To drop duplicates, you can simply use the `.drop_duplicates()` method on a pandas dataframe. Note that running the function by itself will only show a preview of the data without duplicates, but won't save unless it is saved back to the variable `df` or is given the parameter `inplace=True`.

In [None]:
df.drop_duplicates(inplace=True)

In [None]:
df[ df.duplicated() ].sort_values(by='Name')

That's it! The duplicates have been dropped from the data set.

## Checking for duplicates by subset
Dropping duplicates may have seemed easy, but remember that by default, the `.duplicated()` and `.drop_duplicates()` methods look for rows that are **exactly the same**. But what happens if the same passenger was entered into the data set twice, but with a different `Fare` each time? Because the rows aren't exactly the same, they won't be marked as duplicates.

For this reason, we can use the `subset` argument to search for duplicates using one or a few columns instead of all the columns.

Let's use some logic to determine which columns to look for duplicates in. We couldn't use the `Fare` column or `Age` columns because it is possible for two different passengers to have paid the same fare and have the same age. We *could* probably use the `Name` column, but technically, two passengers *could* have the exact same name. However, what are the chances that two passengers have the same `Name` and stayed in the same `Cabin`? Let's take a look at the passengers who meet that criteria using the `subset` parameter.

In [None]:
df.loc[ df.duplicated(subset=['Name', 'Cabin'])]

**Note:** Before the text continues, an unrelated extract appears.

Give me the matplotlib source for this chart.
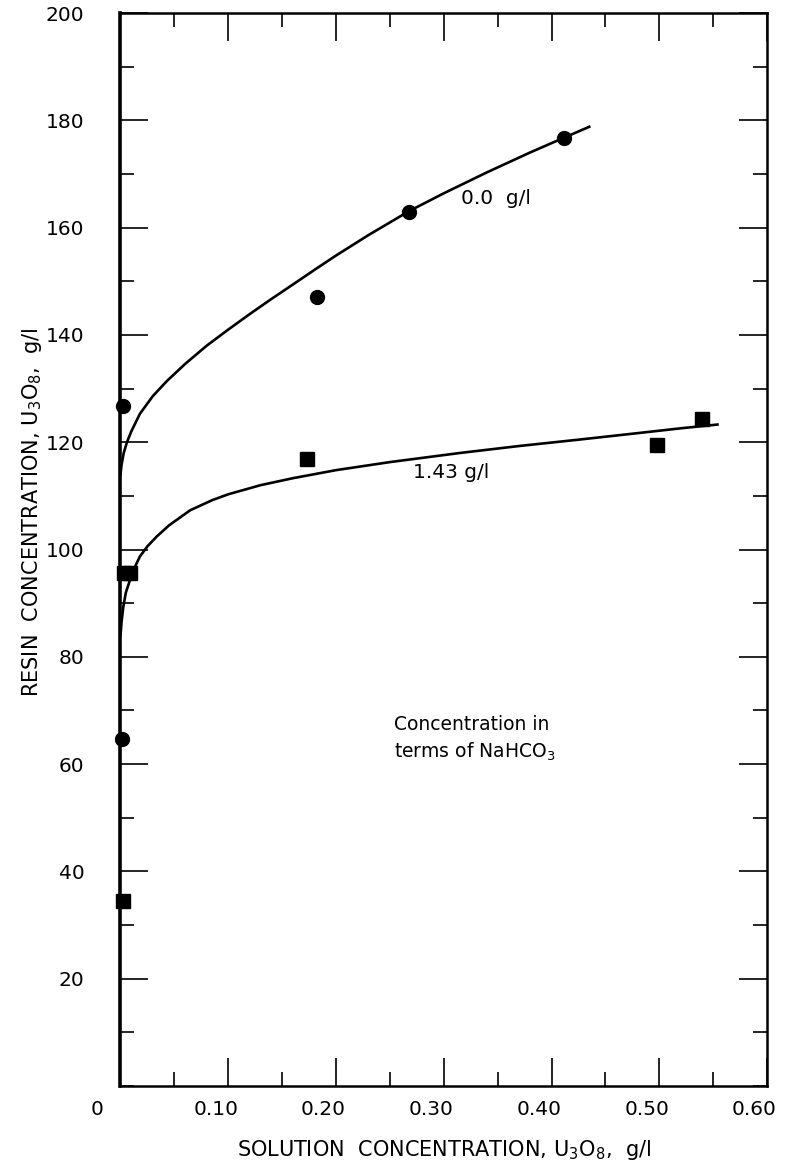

By using the `subset` parameter and searching for duplicates only using the `Name` and `Fare` columns, we were able to identify an additional 63 duplicates in the data set. Now, we can use the `subset` argument to drop these passengers.

In [None]:
df.drop_duplicates(subset=['Name', 'Cabin'], inplace=True)
df.shape

Deciding which rows are duplicates is very subjective, so there isn't a great way to validate and check if all the duplicates were removed or not. It is likely impossible to always remove all duplicate entries from the data set, but by reducing the amount of duplicate entries the analysis will be more accurate than otherwise.